I thought it was practical. She thought it was hideous. I thought it would be warm and cozy. She thought it would be cold and scratchy. I thought it would be homey if Mrs. P sat up nights reading while I lay beside her asleep.

She didn't see the same cute picture I did. Never before has an item gone so quickly from starting household lineup to garage sale reject.

I abandoned this form of inspiration-driven gift selection immediately thereafter and have never ventured back down that road.

Let me put it this way: I have no idea what Mrs. P thinks is nice. I mean, I KNOW what she likes. She tells and shows me every day. But if I had to ever go out and BUY it, forget it. I would be rendered immediately helpless.

I am probably the only guy in the world who could walk into a bath and body lotion store and buy the ONE thing that would NOT appeal to her. I could walk into a Victoria's Secret, look at a nice, satin robe, that is her favorite color AND 50 percent off and leave the store saying to myself, "She has a robe. Why would she need another one?"

Apparently women like almost EVERYTHING at Victoria's Secret. And what the women don't like, the men do.

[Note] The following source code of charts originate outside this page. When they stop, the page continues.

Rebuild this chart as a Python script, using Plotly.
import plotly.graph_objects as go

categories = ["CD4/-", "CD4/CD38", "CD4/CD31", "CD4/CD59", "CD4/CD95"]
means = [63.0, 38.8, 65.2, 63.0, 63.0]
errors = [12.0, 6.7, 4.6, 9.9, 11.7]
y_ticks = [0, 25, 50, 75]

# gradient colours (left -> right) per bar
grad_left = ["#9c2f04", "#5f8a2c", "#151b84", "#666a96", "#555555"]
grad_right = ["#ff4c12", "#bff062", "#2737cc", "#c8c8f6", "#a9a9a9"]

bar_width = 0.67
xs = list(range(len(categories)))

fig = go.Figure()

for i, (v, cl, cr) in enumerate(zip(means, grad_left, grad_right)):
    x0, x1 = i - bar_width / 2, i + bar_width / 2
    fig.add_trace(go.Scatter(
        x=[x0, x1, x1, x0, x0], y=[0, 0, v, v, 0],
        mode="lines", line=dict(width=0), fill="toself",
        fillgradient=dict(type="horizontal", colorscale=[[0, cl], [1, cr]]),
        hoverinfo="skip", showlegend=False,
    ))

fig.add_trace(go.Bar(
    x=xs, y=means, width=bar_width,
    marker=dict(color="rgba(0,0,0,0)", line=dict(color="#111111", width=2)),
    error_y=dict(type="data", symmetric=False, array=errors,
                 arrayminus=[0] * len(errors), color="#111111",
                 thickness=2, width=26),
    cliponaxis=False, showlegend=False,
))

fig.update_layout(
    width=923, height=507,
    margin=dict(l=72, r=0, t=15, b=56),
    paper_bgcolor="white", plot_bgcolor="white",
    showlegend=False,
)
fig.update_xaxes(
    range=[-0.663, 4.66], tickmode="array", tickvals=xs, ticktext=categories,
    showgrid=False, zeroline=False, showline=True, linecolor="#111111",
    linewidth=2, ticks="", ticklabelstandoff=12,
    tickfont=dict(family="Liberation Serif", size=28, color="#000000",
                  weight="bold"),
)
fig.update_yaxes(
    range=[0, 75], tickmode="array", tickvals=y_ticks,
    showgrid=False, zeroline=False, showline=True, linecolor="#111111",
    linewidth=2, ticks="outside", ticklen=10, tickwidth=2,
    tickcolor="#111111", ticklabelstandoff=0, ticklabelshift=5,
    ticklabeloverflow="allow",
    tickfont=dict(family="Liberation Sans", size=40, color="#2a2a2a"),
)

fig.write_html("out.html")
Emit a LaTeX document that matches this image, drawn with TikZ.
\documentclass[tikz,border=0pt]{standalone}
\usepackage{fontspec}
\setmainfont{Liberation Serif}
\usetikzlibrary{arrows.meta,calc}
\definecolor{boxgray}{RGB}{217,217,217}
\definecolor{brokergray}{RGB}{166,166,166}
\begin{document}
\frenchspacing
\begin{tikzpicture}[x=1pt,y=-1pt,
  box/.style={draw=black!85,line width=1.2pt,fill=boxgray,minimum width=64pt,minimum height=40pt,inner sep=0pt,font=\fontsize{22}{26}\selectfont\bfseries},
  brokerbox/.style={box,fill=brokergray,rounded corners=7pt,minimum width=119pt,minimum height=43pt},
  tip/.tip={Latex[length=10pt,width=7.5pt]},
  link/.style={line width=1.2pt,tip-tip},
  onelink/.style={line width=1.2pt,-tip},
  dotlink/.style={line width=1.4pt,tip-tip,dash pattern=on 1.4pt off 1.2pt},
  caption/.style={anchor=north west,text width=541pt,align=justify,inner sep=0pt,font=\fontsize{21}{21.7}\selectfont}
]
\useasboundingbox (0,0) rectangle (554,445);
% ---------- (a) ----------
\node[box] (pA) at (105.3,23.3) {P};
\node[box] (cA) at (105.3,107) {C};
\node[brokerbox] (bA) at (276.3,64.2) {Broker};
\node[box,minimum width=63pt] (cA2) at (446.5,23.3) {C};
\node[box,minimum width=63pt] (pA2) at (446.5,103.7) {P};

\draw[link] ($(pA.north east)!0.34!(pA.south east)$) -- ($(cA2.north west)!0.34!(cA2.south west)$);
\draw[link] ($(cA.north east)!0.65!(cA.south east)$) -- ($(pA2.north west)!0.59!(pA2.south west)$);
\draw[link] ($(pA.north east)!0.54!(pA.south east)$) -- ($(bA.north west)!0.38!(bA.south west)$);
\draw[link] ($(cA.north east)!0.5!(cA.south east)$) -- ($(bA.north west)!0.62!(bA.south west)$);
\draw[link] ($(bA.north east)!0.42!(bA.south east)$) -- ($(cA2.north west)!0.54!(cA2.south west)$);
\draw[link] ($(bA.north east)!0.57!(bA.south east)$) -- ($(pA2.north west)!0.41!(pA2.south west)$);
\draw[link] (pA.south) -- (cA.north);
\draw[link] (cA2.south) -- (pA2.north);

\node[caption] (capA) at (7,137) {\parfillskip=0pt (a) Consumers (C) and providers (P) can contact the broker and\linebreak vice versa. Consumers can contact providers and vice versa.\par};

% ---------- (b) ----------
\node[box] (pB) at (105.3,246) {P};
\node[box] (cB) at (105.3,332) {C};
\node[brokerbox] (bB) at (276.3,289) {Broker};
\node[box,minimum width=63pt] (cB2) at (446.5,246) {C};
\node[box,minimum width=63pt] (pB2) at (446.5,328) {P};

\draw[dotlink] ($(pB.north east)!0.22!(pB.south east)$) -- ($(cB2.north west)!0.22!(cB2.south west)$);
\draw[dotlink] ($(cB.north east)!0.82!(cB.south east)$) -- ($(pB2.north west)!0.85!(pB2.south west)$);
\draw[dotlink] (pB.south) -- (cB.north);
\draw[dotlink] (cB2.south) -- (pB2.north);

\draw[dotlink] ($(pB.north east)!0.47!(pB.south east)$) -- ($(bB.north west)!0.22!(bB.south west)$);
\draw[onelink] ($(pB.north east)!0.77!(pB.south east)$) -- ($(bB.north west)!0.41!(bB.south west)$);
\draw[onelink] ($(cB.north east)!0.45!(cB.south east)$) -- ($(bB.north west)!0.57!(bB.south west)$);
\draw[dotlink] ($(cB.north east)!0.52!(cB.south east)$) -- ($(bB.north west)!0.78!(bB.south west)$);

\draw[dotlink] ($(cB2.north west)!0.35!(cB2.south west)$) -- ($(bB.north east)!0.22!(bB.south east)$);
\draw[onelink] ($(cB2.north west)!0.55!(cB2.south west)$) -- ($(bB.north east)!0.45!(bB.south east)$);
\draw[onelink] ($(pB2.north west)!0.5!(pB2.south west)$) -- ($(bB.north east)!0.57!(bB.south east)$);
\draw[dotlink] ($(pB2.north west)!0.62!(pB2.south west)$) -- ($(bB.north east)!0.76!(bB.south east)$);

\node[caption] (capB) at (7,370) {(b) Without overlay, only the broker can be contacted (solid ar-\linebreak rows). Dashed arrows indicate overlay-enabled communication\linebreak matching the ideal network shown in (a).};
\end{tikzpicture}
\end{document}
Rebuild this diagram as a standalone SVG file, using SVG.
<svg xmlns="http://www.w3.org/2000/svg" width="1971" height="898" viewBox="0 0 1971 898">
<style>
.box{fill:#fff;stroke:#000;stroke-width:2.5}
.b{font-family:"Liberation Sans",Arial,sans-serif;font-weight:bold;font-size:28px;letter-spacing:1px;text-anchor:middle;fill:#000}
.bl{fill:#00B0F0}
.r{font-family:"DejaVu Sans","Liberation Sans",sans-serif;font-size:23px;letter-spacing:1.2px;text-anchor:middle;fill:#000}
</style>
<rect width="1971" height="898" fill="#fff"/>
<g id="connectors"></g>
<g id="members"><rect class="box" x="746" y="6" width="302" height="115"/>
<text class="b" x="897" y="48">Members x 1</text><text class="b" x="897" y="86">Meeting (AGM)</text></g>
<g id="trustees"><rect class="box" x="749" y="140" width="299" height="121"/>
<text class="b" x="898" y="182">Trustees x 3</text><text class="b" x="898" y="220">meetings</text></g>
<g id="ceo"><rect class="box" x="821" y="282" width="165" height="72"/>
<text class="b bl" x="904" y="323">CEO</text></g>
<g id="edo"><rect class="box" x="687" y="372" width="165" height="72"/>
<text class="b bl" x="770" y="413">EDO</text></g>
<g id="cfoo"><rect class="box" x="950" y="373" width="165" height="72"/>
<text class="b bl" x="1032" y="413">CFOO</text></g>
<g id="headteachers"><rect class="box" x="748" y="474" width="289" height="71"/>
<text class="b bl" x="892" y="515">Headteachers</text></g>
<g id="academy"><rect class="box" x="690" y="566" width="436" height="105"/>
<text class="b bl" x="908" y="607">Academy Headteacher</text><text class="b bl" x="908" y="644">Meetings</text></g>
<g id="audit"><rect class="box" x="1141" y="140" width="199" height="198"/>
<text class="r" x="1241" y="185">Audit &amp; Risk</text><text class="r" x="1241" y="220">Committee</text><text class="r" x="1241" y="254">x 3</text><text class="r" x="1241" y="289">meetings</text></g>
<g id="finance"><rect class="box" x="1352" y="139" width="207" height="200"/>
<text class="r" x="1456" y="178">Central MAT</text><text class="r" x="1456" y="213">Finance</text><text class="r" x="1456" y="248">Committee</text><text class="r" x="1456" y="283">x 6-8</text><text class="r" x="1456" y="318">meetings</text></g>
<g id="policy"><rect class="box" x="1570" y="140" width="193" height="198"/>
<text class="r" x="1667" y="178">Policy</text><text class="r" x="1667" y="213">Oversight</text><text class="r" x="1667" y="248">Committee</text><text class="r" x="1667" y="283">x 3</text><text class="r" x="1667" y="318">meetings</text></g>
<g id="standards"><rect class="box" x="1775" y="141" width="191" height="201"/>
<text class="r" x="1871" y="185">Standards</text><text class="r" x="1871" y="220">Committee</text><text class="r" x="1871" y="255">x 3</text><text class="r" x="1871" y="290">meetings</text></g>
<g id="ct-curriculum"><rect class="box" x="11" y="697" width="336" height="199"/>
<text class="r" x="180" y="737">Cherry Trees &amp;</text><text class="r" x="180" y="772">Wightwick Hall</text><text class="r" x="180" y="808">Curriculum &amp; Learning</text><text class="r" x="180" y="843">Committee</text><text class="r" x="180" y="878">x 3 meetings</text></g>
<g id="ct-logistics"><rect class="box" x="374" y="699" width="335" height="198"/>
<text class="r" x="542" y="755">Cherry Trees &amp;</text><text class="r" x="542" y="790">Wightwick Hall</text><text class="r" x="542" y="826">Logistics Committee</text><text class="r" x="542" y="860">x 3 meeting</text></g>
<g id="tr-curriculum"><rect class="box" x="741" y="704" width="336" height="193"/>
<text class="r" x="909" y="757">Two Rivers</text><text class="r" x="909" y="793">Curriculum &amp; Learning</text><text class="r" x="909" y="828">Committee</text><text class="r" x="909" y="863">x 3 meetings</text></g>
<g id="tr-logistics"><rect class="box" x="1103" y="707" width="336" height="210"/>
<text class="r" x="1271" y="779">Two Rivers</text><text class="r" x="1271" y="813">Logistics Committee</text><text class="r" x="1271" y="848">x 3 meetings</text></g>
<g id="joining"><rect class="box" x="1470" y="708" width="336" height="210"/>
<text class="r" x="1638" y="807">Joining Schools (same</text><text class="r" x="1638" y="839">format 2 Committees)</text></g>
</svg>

But not everything at Victoria's Secret makes for an appropriate Christmas present. Some items in that particular store are better suited for Valentine's Day or an anniversary. But we'll save that miscalculation for another day.

To make a long story short, I am again at an uncomfortable place: what to get Mrs. P for Christmas. On the one hand, she SAYS she's happy with whatever I get for her, but deep down inside, I think she wishes she could be there shopping with me so I won't accidentally pick out anything flannel or plaid or, God forbid, corduroy.

One evening this week, while perched and pecking at the computer, she asked what I was doing. "Writing about Christmas shopping," I said.

"Oh no," she grumbled. "Do you have to share our pain with EVERYONE?!"